Now if only Lucas Joao could replicate Trevor Senior’s health, the 20/21 team might be in business. That year, prolific Trevor played 46 of 46 games, starting every one of them. Lucas could only dream of such a streak...
Peterborough - 1960/61 - 134 goals in a season
It irked me for a long time (and continues to irk!) that the 106 team ended the season on 99 goals scored. Would it really have been so hard to tip the total into a nice round 100? A gust of wind could’ve carried a corner kick to an attacker’s head. A goalkeeper’s hand could’ve folded when it should have stayed firm. Anything really could have added just one more to the total.
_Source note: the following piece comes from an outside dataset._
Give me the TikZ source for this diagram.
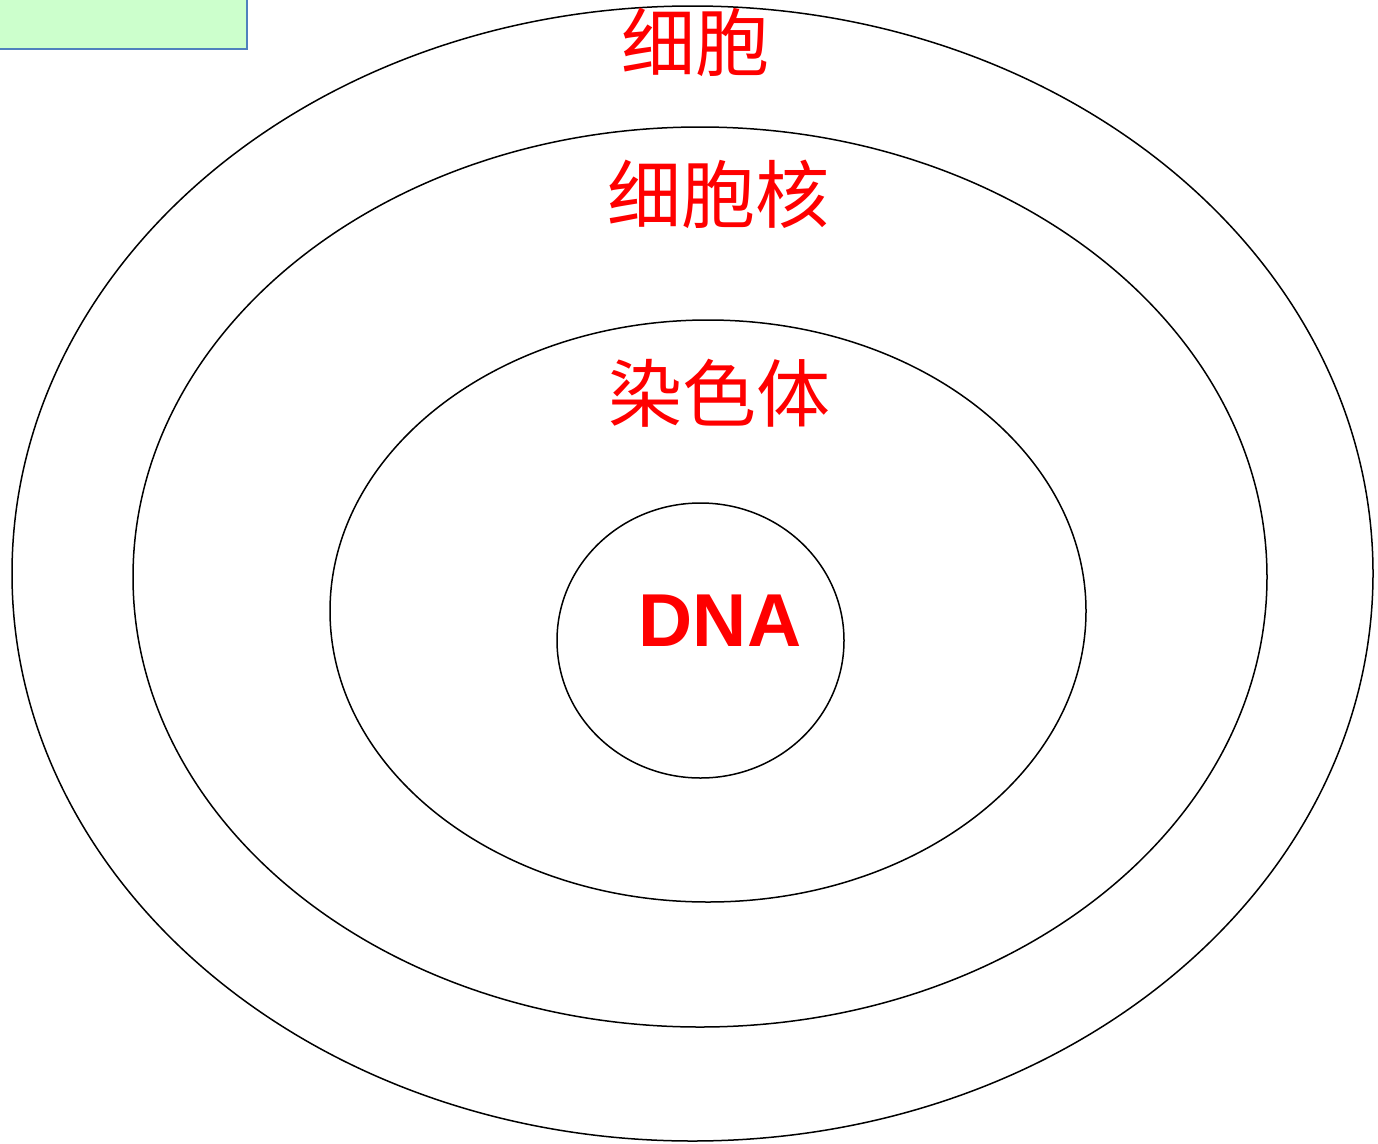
\documentclass[tikz,border=0pt]{standalone}
\usepackage{fontspec}
\newfontfamily\cjk{Noto Sans CJK SC}
\newfontfamily\arialb{Liberation Sans}[Scale=1.0]
\begin{document}
\begin{tikzpicture}[x=1pt,y=-1pt,
  ring/.style={draw=black,line width=1.5pt},
  lbl/.style={text=red,font=\cjk\fontsize{74}{74}\selectfont,inner sep=0pt},
  dna/.style={text=red,font=\arialb\bfseries\fontsize{75}{75}\selectfont,inner sep=0pt}]
\useasboundingbox (0,0) rectangle (1378,1143);
\fill[white] (0,0) rectangle (1378,1143);
\path[fill={rgb,255:red,204;green,255;blue,204},draw={rgb,255:red,79;green,129;blue,189},line width=2pt] (-10,-10) rectangle (247,49);
\draw[ring] (692.5,573.5) ellipse [x radius=680.5, y radius=567.5];
\draw[ring] (700,577) ellipse [x radius=567, y radius=450];
\draw[ring] (708,611) ellipse [x radius=378, y radius=291];
\draw[ring] (700.5,640.5) ellipse [x radius=143.5, y radius=137.5];
\node[lbl] (cell) at (695,42) {细胞};
\node[lbl] (nucleus) at (718,194) {细胞核};
\node[lbl] (chrom) at (719,393) {染色体};
\node[dna] (dna) at (720,621) {DNA};
\end{tikzpicture}
\end{document}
Still, scoring 100 goals would not have given Reading the best goalscoring record of any Championship/second-division-winning team. That record would be tough to pick up, given 21st-century teams do not score at a rate close to those seen before modern defensive strategies (pressing/more defensive formations) were widely adopted.
It is not unusual then to find the holder of the record for the most goals scored in a Football League season in the 1960s. In the 1960/61 campaign Peterborough United recorded the highest-ever total for league goals in a season: 134 goals in 46 games. They scored seven goals (seven!) twice, six goals four times, and very rarely recorded fewer than three goals in a game. Their top scorer, Terry Bly, scored 52 league goals! Even Lionel Messi has never recorded more than 50 league goals in a year, and I’m not so sure he would’ve fancied a Division 4 pitch in the 60s.
So then, if the Reading of 20/21 can just begin to be more of a combined reflection of a 60s Peterborough United team, a 70s Lincoln City team, themselves in the 80s with a dash of American athleticism, promotion is as good as sealed.